Dr Hankins is particularly effective in illustrating the limitations and narrowness of Boyd’s thinking, from his early work on air combat and energy manoeuvrability through to his later efforts to capture broad patterns in conflict and competition, including the (in?)famous Observe-Orient-Decide-Act Loop. This is important because Boyd’s emphasis on tempo, manoeuvre, and dilemmas as means to cause paralysis and collapse in opponents has influenced Western military thinking, sometimes unhealthily.
Frequently referring to the arguments of those refuting Boyd and his followers at the time allows Dr Hankins to deftly show that their thinking was often astrategic, ahistoric, and narrow. Boyd and his collaborators argued for lots of simple, agile combat platforms with a minimum of complex systems like sensors or defensive aids, as opposed to fewer complex platforms. The YF-16 prototype was indeed optimised for daylight dogfighting in accordance with Boyd’s energy manoeuvrability ideas and knights of the sky ethos. But, as the book relates, it is hard to conceive of that airframe or its pilot lasting very long in the cloudy, densely-defended skies of Cold War Europe, or democratically-elected governments condoning the heavy attrition of highly-trained pilots from all-volunteer militaries. Dr Hankins notes the group’s tendency to cherry pick from history to support their arguments, including idolising the German militaries of the first half of the twentieth century. But he misses the biggest critique of this seemingly widespread fascination with these German militaries. They lost. Comprehensively. Twice.

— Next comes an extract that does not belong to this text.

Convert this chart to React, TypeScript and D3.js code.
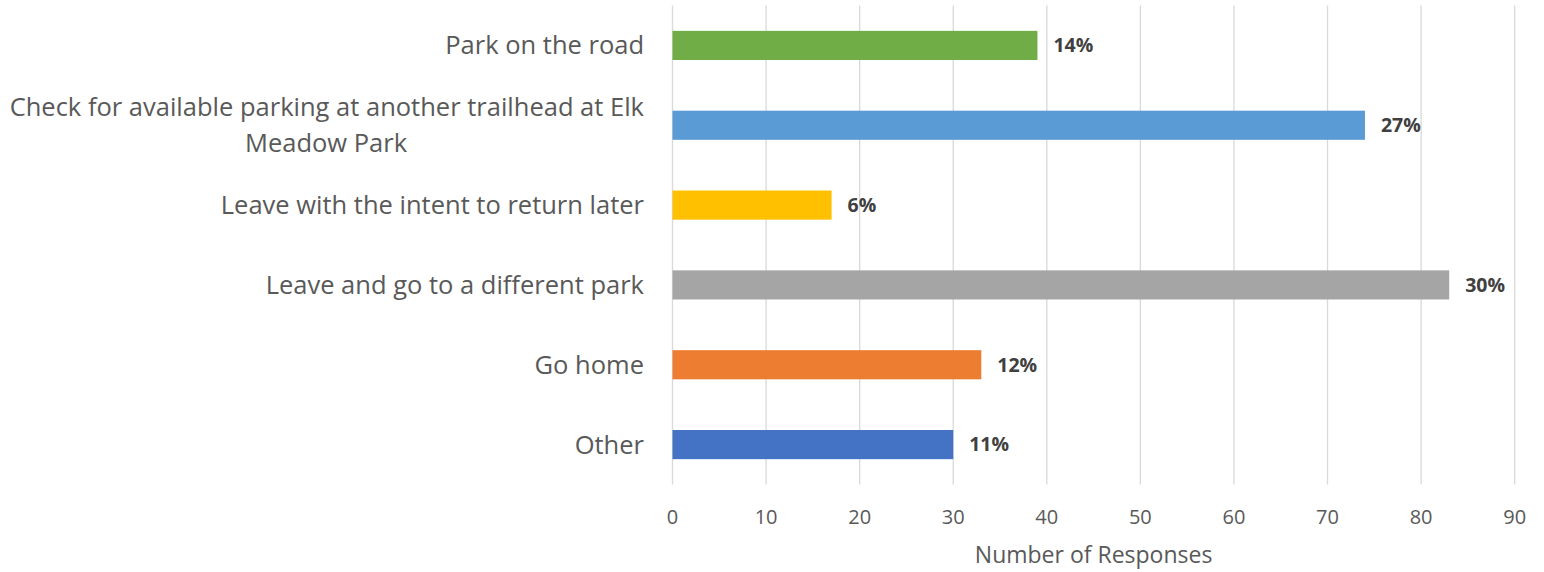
import React from "react";
import * as d3 from "d3";

const categories: string[][] = [
  ["Park on the road"],
  ["Check for available parking at another trailhead at Elk", "Meadow Park"],
  ["Leave with the intent to return later"],
  ["Leave and go to a different park"],
  ["Go home"],
  ["Other"],
];
const values = [39, 74, 17, 83, 33, 30];
const pctLabels = ["14%", "27%", "6%", "30%", "12%", "11%"];
const colors = ["#70AD47", "#5B9BD5", "#FFC000", "#A5A5A5", "#ED7D31", "#4472C4"];
const xTicks = [0, 10, 20, 30, 40, 50, 60, 70, 80, 90];
const xTitle = "Number of Responses";

const W = 1544;
const H = 572;
const left = 672.5;
const right = 1514.7;
const top = 5.5;
const bottom = 484.5;
const labelRight = 644;
const FONT = "'Open Sans', 'DejaVu Sans', sans-serif";

export default function App() {
  const x = d3.scaleLinear().domain([0, 90]).range([left, right]);
  const y = d3
    .scaleBand<number>()
    .domain(d3.range(values.length))
    .range([top, bottom])
    .paddingInner(0.635)
    .paddingOuter(0.3175);
  const bw = y.bandwidth();

  return (
    <svg
      width={W}
      height={H}
      style={{ position: "absolute", left: 0, top: 0, background: "#fff" }}
    >
      <rect x={0} y={0} width={W} height={H} fill="#fff" />
      {xTicks.map((t) => (
        <line
          key={"g" + t}
          x1={x(t)}
          x2={x(t)}
          y1={top}
          y2={bottom}
          stroke="#D9D9D9"
          strokeWidth={1.3}
        />
      ))}
      {values.map((v, i) => (
        <rect
          key={"b" + i}
          x={x(0)}
          y={y(i)}
          width={x(v) - x(0)}
          height={bw}
          fill={colors[i]}
        />
      ))}
      {values.map((v, i) => (
        <text
          key={"v" + i}
          x={x(v) + 16}
          y={(y(i) as number) + bw / 2}
          dy="0.35em"
          fontFamily={FONT}
          fontWeight="bold"
          fontSize={19.5}
          fill="#404040"
        >
          {pctLabels[i]}
        </text>
      ))}
      {categories.map((lines, i) => {
        const cy = (y(i) as number) + bw / 2;
        const lh = 35.5;
        const start = cy - ((lines.length - 1) * lh) / 2;
        return (
          <text key={"c" + i} fontFamily={FONT} fontSize={25.5} fill="#595959">
            {lines.map((ln, j) =>
              j === 0 ? (
                <tspan key={j} x={labelRight} y={start} dy="0.35em" textAnchor="end">
                  {ln}
                </tspan>
              ) : (
                <tspan
                  key={j}
                  x={labelRight - 318}
                  y={start + j * lh}
                  dy="0.35em"
                  textAnchor="middle"
                >
                  {ln}
                </tspan>
              )
            )}
          </text>
        );
      })}
      {xTicks.map((t) => (
        <text
          key={"t" + t}
          x={x(t)}
          y={517}
          dy="0.35em"
          textAnchor="middle"
          fontFamily={FONT}
          fontSize={20}
          fill="#595959"
        >
          {t}
        </text>
      ))}
      <text
        x={(left + right) / 2}
        y={555}
        dy="0.35em"
        textAnchor="middle"
        fontFamily={FONT}
        fontSize={23}
        fill="#595959"
      >
        {xTitle}
      </text>
    </svg>
  );
}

Flying Camelot is a good book and well worth your time. Dr Hankins provides extensive notes and a comprehensive bibliography. He writes in an engaging and accessible way that makes some occasionally highly-technical discussions quite lucid and illuminating. The book is, however, not what it says on the cover: it is better.
Michael W. Hankins. 2021. Flying Camelot: the F-15, the F-16, and the Weaponization of Fighter Pilot Nostalgia. Cornell University Press; Ithaca, NY.